さらに、複数の搬送部材として2つの搬送スクリュがそれぞれ現像ローラに対向するように上下方向に並設された現像装置や、現像剤担持体として複数の現像ローラが感光体ドラムに対向するように設置された現像装置や、複数の搬送部材として3つ以上の搬送スクリュが設置された現像装置に対しても、当然に本発明を適用することができる。
【0045】
また、本実施の形態では、トナーとキャリアとからなる2成分現像剤を用いた2成分現像方式の現像装置5に対して本発明を適用したが、トナーのみからなる1成分現像剤を用いた1成分現像方式の現像装置に対しても、当然に本発明を適用することができる。
また、本実施の形態では、1組のフィルタ60及び通気口59aが形成された現像装置5に対して本発明を適用したが、複数組のフィルタ及び通気口が形成された現像装置に対しても本発明を適用することができる。そして、その場合、複数のフィルタのすべてに対して本発明のフィルタカバーを覆設することもできるし、複数のフィルタのうちトナー飛散が生じやすいフィルタに対してのみ本発明のフィルタカバーを覆設することもできる。

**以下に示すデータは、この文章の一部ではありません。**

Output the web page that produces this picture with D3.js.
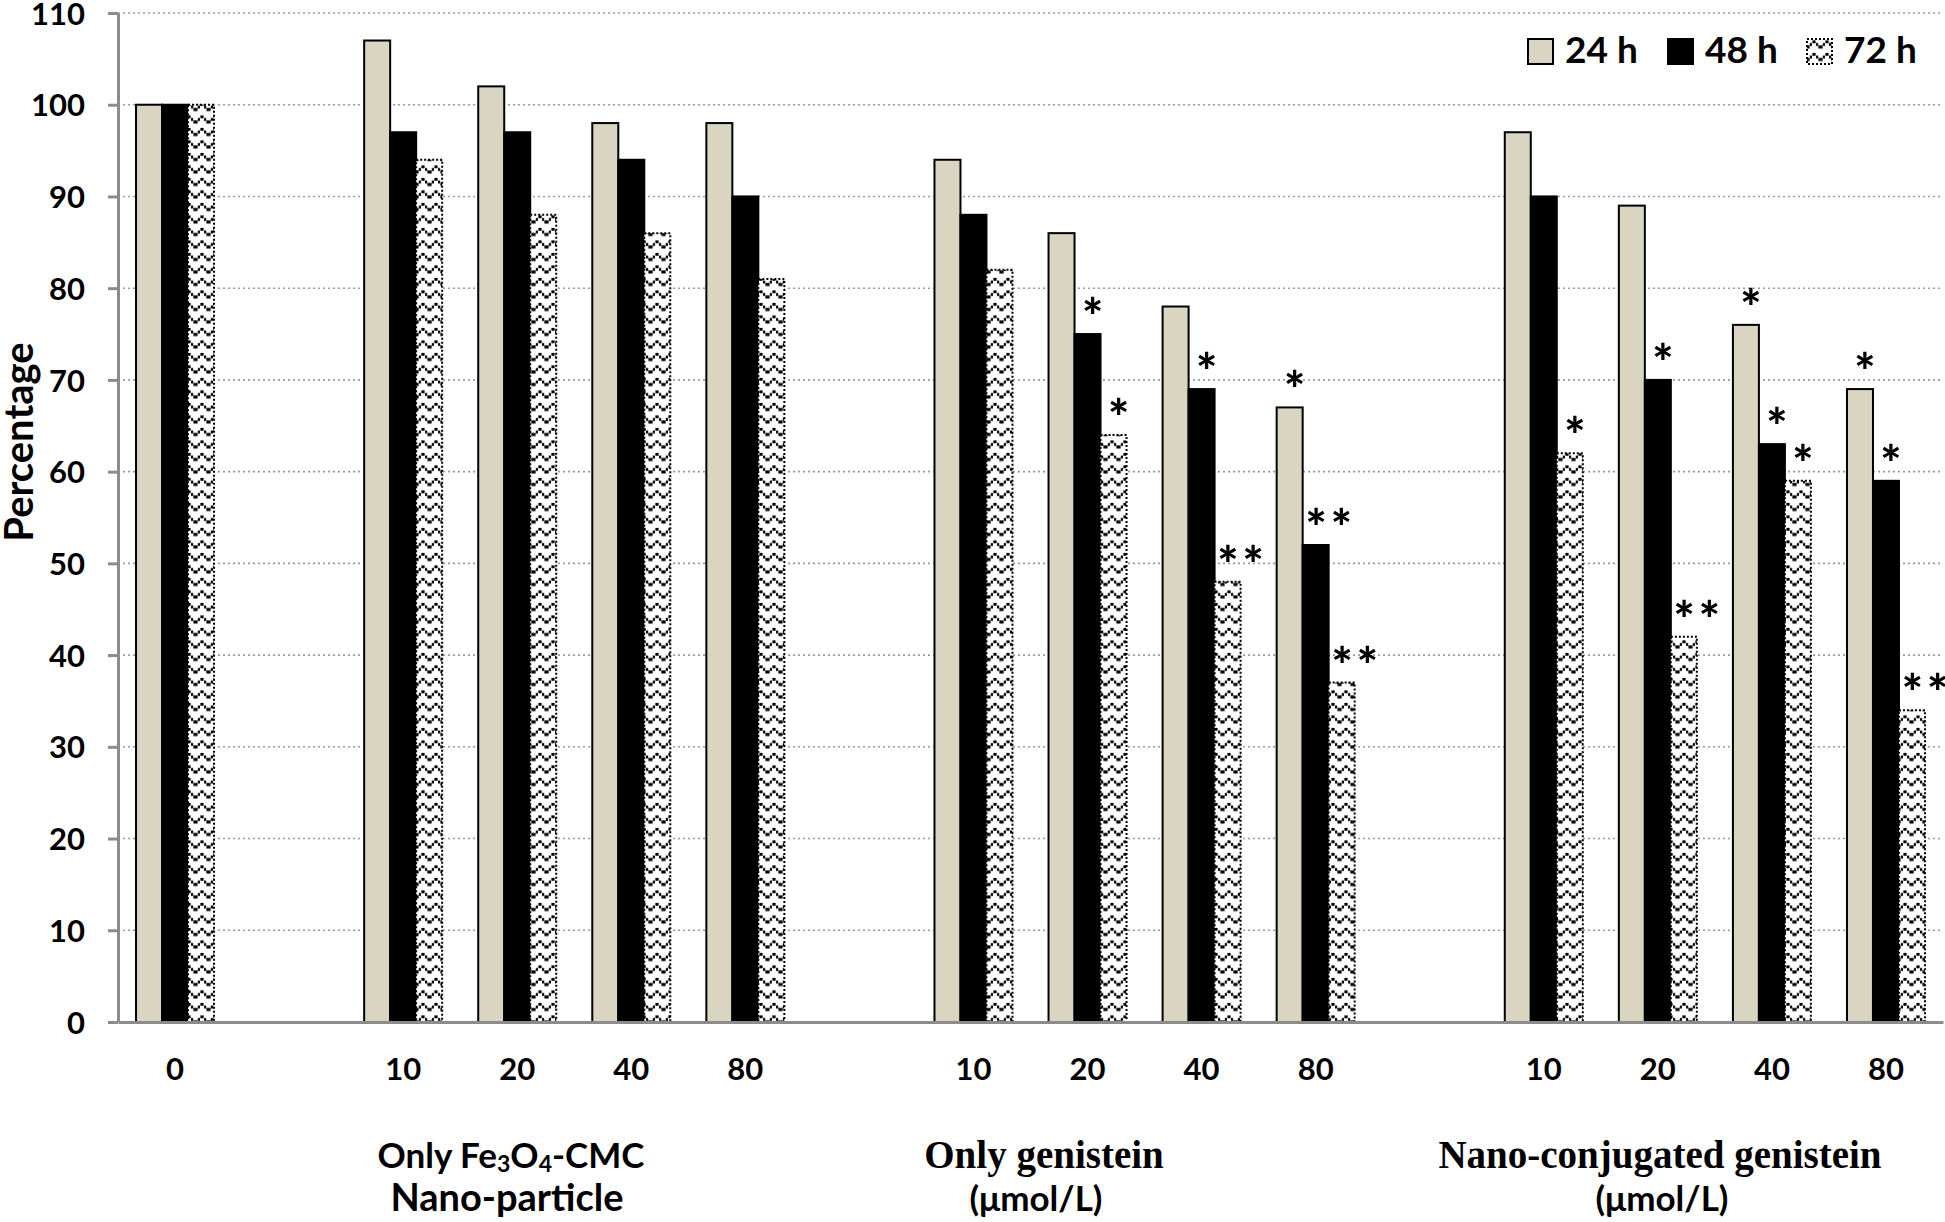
<!DOCTYPE html>
<html><head><meta charset="utf-8">
<script src="https://cdn.jsdelivr.net/npm/d3@7"></script>
<style>body{margin:0;background:#fff} svg{display:block}</style>
</head><body>
<svg id="c" width="1945" height="1222"></svg>
<script>
// ---- data ----
const categoryKeys = ["c0","gapA","fe10","fe20","fe40","fe80","gapB","gen10","gen20","gen40","gen80","gapC","nano10","nano20","nano40","nano80"];
const tickLabels  = ["0","","10","20","40","80","","10","20","40","80","","10","20","40","80"];
const seriesNames = ["24 h","48 h","72 h"];
const v24 = [100,null,107,102,98,98,null,94,86,78,67,null,97,89,76,69];
const v48 = [100,null,97,97,94,90,null,88,75,69,52,null,90,70,63,59];
const v72 = [100,null,94,88,86,81,null,82,64,48,37,null,62,42,59,34];
const sig24 = ["","","","","","","","","","","*","","","","*","*"];
const sig48 = ["","","","","","","","","*","*","**","","","*","*","*"];
const sig72 = ["","","","","","","","","*","**","**","","*","**","*","**"];
const yTicks = [0,10,20,30,40,50,60,70,80,90,100,110];
const groupLine1 = ["Only Fe3O4-CMC","Only genistein","Nano-conjugated genistein"];
const groupLine2 = ["Nano-particle","(μmol/L)","(μmol/L)"];
const yTitle = "Percentage";

// ---- layout ----
const line1X = [511,1044,1660], line2X = [507,1036,1662];
const line1Serif = [false,true,true];

const svg = d3.select("#c");
const SANS = "Lato, 'Open Sans', sans-serif";
const SERIF = "'Liberation Serif', 'DejaVu Serif', serif";
const x = d3.scaleBand().domain(categoryKeys).range([118,1943]).padding(0);
const y = d3.scaleLinear().domain([0,110]).range([1022,13]);
const inner = d3.scaleBand().domain(seriesNames).range([-39,39]).padding(0);

const defs = svg.append("defs");
const pat = defs.append("pattern").attr("id","wave").attr("patternUnits","userSpaceOnUse")
  .attr("width",13).attr("height",12.5);
pat.append("rect").attr("width",13).attr("height",12.5).attr("fill","#fff");
pat.append("path").attr("d","M0,9.5 H2.6 M2.8,7 H5 M5.4,4.3 H8.6 M9,7 H11.2 M11.4,9.5 H13")
  .attr("stroke","#000").attr("stroke-width",3).attr("fill","none");
const beige = "#DAD5C1";

// grid
svg.append("g").selectAll("line").data(yTicks.filter(t=>t>0)).join("line")
  .attr("x1",118).attr("x2",1943).attr("y1",d=>y(d)).attr("y2",d=>y(d))
  .attr("stroke","#9a9a9a").attr("stroke-width",1.6).attr("stroke-dasharray","2,3");

// bars
const seriesData = [
  {name:"24 h", vals:v24, sig:sig24},
  {name:"48 h", vals:v48, sig:sig48},
  {name:"72 h", vals:v72, sig:sig72}
];
const fillOf = n => n==="24 h"?beige:(n==="48 h"?"#000":"url(#wave)");
seriesData.forEach(s=>{
  const pts = categoryKeys.map((k,i)=>({k, v:s.vals[i], sig:s.sig[i]})).filter(d=>d.v!=null);
  const g = svg.append("g");
  g.selectAll("rect").data(pts).join("rect")
    .attr("x",d=>x(d.k)+x.bandwidth()/2+inner(s.name))
    .attr("width",inner.bandwidth())
    .attr("y",d=>y(d.v)).attr("height",d=>y(0)-y(d.v))
    .attr("fill",fillOf(s.name))
    .attr("stroke","#000")
    .attr("stroke-width",2)
    .attr("stroke-dasharray",s.name==="72 h"?"2,2":null);
  g.selectAll("text").data(pts.filter(d=>d.sig)).join("text")
    .attr("x",d=>x(d.k)+x.bandwidth()/2+inner(s.name)+inner.bandwidth()/2+(d.sig.length>1?15:5))
    .attr("y",d=>y(d.v)+1)
    .attr("text-anchor","middle")
    .attr("font-family",SANS).attr("font-weight",900).attr("font-size",50)
    .attr("letter-spacing",d=>d.sig.length>1?4:0)
    .text(d=>d.sig);
});

// y axis
const yAxis = d3.axisLeft(y).tickValues(yTicks).tickSize(10).tickSizeOuter(0).tickPadding(23);
const ya = svg.append("g").attr("transform","translate(118,0)").call(yAxis);
ya.select(".domain").attr("stroke","#8c8c8c").attr("stroke-width",3);
ya.selectAll(".tick line").attr("stroke","#8c8c8c").attr("stroke-width",3);
ya.selectAll(".tick text").attr("font-family",SANS).attr("font-weight",700).attr("font-size",31).attr("fill","#000").attr("dy","0.36em");

// x axis
const xAxis = d3.axisBottom(x).tickSize(0).tickSizeOuter(0).tickFormat((k)=>tickLabels[categoryKeys.indexOf(k)]);
const xa = svg.append("g").attr("transform","translate(0,1022)").call(xAxis);
xa.select(".domain").attr("stroke","#8c8c8c").attr("stroke-width",3);
xa.selectAll(".tick text").attr("font-family",SANS).attr("font-weight",700).attr("font-size",31).attr("fill","#000")
  .attr("y",58).attr("dy",0);

// y title
svg.append("text").attr("transform","translate(33,442) rotate(-90)").attr("text-anchor","middle")
  .attr("font-family",SANS).attr("font-weight",700).attr("font-size",40).text(yTitle);

// group labels
groupLine1.forEach((txt,i)=>{
  const t1 = svg.append("text").attr("x",line1X[i]).attr("y",1168).attr("text-anchor","middle")
    .attr("font-family",line1Serif[i]?SERIF:SANS).attr("font-weight",700).attr("font-size",line1Serif[i]?39:35);
  if(txt.includes("Fe3O4")){
    t1.append("tspan").text("Only Fe");
    t1.append("tspan").attr("font-size",23).attr("dy",4).text("3");
    t1.append("tspan").attr("dy",-4).text("O");
    t1.append("tspan").attr("font-size",23).attr("dy",4).text("4");
    t1.append("tspan").attr("dy",-4).text("-CMC");
  } else t1.text(txt);
  svg.append("text").attr("x",line2X[i]).attr("y",1211).attr("text-anchor","middle")
    .attr("font-family",SANS).attr("font-weight",700).attr("font-size",i===0?38:35).text(groupLine2[i]);
});

// legend
const legX = [1528,1668,1807];
seriesNames.forEach((n,i)=>{
  svg.append("rect").attr("x",legX[i]).attr("y",39).attr("width",25).attr("height",25)
    .attr("fill",fillOf(n)).attr("stroke","#000").attr("stroke-width",2)
    .attr("stroke-dasharray",n==="72 h"?"2,2":null);
  svg.append("text").attr("x",legX[i]+37).attr("y",63)
    .attr("font-family",SANS).attr("font-weight",700).attr("font-size",37).text(n);
});
</script>
</body></html>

そして、それらのような場合であっても、本実施の形態のものと同様の効果を得ることができる。
【0046】
なお、本発明が本実施の形態に限定されず、本発明の技術思想の範囲内において、各実施の形態の中で示唆した以外にも、各実施の形態は適宜変更され得ることは明らかである。また、前記構成部材の数、位置、形状等は本実施の形態に限定されず、本発明を実施する上で好適な数、位置、形状等にすることができる。
【0047】
なお、本願明細書等において、フィルタによって「通気口を覆う」状態とは、フィルタによって通気口が塞がれた状態のすべてを含むものと定義する。したがって、通気口の送出側でフィルタが被さられた状態はもちろんのこと、通気口の送入側でフィルタが被さられた状態や、通気口にフィルタが嵌め込まれた状態なども、フィルタによって「通気口を覆う」状態となる。
【符号の説明】
【0048】
1 感光体ドラム(像担持体)、
5 現像装置、
6 プロセスカートリッジ、
51 現像ローラ(現像剤担持体)、
59 現像ケース(筐体)、
59a 通気口(第1通気口)、
59b ケース面、
60 フィルタ、
61 フィルタカバー(カバー部材)、
61a 開口部(第2通気口)、
61b 壁部(対向面部)、
61c リブ、
62 第2フィルタ、
100 画像形成装置(画像形成装置本体)、
C 空隙、 L 露光光(光)。
【0049】
なお、本発明における態様は、例えば、以下の通り付記1~10の組み合わせとすることもできる。
(付記1)
内部に現像剤が収容されて、像担持体の表面に形成される潜像を現像する現像装置であって、
当該現像装置の内外の通気を可能とする通気口が形成された現像ケースと、
前記現像ケースの前記通気口を覆い、現像剤を捕集して通気するフィルタと、
前記現像ケースの外側で空隙を形成した状態で前記フィルタを覆うフィルタカバーと、
を備え、
前記フィルタカバーは、前記通気口における通気方向と同方向の通気を可能とする開口部が、前記通気方向に見て前記通気口と重ならない位置に形成されたことを特徴とする現像装置。
(付記2)
前記フィルタカバーは、前記通気口に対向する壁部が、前記現像ケースにおける前記通気口の周囲のケース面に対して傾斜するように形成されるとともに、前記像担持体に潜像を形成するために照射される光の光路に対して略平行に形成されたことを特徴とする付記1に記載の現像装置。
(付記3)
前記フィルタカバーは、前記通気口に対向する壁部から前記フィルタに向けて延びるリブが前記空隙に形成されたことを特徴とする付記1又は付記2に記載の現像装置。
(付記4)
前記リブは、前記フィルタとの間に隙間が形成されるように形成されるか、又は、前記フィルタを圧接することなく前記フィルタに接触するように形成されるか、したことを特徴とする付記3に記載の現像装置。
(付記5)
前記フィルタカバーは、前記開口部を覆い通気可能な第2フィルタが設置されたことを特徴とする付記1~付記4のいずれかに記載の現像装置。
(付記6)
前記第2フィルタは、その捕集効率が前記フィルタの捕集効率に比べて小さく、その通気性が前記フィルタの通気性に比べて大きいことを特徴とする付記5に記載の現像装置。
(付記7)
前記フィルタカバーの前記開口部は、前記空隙において前記フィルタから最も離れた位置に形成されたことを特徴とする付記1~付記6のいずれかに記載の現像装置。
(付記8)
前記通気口は、前記現像ケースにおいて側方に開口するように形成され、
前記開口部は、前記フィルタカバーにおいて上方に形成されたことを特徴とする付記1~付記7のいずれかに記載の現像装置。
(付記9)
画像形成装置本体に対して着脱可能に設置されるプロセスカートリッジであって、
付記1~付記8のいずれかに記載の現像装置と前記像担持体とを一体的に備えたことを特徴とするプロセスカートリッジ。
(付記10)
付記1~付記8のいずれかに記載の現像装置と前記像担持体とを備えたことを特徴とする画像形成装置。